Au XVIIIe siècle et au commencement du XIXe siècle régnait l’idée, spécialement chez les écrivains français, qu’il appartenait au bibliographe d’apprécier la valeur de tous les livres qu’il enregistrait et d’indiquer la place exacte que tout livre devait occuper dans une classification logique de toute la littérature basée sur une classification antérieure de toutes les connaissances. Mais, peu à peu, on en vint à condamner comme impossibles ces sortes de classifications et l’on revient aux anciennes méthodes. La classification de Brunet, dans son Manuel du Libraire (1810), marque ce retour.

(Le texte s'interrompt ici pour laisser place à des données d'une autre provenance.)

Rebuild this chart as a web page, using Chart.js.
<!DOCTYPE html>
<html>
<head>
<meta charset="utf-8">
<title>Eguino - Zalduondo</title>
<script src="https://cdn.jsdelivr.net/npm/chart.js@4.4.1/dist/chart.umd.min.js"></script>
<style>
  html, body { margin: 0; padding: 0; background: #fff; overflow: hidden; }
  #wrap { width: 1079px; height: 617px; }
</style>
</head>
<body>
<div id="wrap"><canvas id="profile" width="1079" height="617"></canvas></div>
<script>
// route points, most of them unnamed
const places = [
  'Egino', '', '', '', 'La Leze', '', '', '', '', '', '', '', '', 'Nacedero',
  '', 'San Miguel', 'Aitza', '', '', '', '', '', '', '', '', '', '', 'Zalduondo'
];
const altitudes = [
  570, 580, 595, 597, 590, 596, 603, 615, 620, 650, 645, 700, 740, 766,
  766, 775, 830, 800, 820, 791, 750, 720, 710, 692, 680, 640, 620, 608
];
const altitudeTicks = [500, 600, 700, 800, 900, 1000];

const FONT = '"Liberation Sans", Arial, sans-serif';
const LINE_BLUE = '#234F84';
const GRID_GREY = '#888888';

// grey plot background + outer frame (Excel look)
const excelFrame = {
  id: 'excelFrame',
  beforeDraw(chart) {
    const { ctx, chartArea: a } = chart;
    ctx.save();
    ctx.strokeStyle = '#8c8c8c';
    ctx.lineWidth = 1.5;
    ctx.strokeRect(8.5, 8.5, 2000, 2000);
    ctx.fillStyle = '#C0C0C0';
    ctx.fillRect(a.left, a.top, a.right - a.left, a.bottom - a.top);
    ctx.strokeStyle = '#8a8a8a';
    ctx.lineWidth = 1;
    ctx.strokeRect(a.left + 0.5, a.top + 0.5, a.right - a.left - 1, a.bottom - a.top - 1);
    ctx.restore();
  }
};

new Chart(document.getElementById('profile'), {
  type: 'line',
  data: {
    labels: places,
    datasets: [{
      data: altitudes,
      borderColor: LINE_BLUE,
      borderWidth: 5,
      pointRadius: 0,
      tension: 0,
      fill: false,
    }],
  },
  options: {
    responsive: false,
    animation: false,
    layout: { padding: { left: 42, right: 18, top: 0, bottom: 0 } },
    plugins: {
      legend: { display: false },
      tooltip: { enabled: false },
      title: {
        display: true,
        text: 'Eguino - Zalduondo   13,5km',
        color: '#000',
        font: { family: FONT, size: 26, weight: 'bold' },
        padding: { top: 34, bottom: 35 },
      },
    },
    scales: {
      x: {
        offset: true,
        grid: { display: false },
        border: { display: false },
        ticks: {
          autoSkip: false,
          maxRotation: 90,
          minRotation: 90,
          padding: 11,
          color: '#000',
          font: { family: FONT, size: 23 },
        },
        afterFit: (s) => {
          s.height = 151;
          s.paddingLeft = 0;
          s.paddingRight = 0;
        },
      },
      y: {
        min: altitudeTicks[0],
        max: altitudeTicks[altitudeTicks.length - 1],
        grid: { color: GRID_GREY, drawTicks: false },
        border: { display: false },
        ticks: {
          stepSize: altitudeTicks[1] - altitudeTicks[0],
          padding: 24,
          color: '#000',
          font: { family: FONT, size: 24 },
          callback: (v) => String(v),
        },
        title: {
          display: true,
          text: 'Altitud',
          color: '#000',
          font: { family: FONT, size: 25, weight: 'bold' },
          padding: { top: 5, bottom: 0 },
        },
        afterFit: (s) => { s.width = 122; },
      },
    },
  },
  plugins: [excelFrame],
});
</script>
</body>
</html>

Cette classification était, au fond, celle créée par les libraires érudits du siècle précèdent et qui, longtemps fut utilisée en France et au dehors.

Dans l’ensemble du mouvement bibliographique, la France s’est signalée par un très grand attachement à la tradition. L’Angleterre a produit des systèmes pratiques et presque toujours conformes aussi à la tradition. L’Alle-

  1. Ont spécialement traité de Classification bibliographique dans leurs écrits : Bishop, Bradford, Ch. Coulson, Charles A. Cutter, Carl Diesch, H. H. Field, Donker Duyvis, Rudolf Forke, Rudolf Gjelsness, Hanauer, E. Krelt E. Wyndham Halme, H. Lafontaine, Margaret, Mann, Charles Martel, William Stetson, Mervil, Julia Petter, Ernest Cushing, Richardson, Ch. Richet, W. C. Bernwick Sagers, Georg Schneider, H. Sebert, A. R. Spofford, A. Law Vöge, etc.
  2. Peignot, Dictionnaire raisonné de Bibliographie, t. I, pp. 256-289.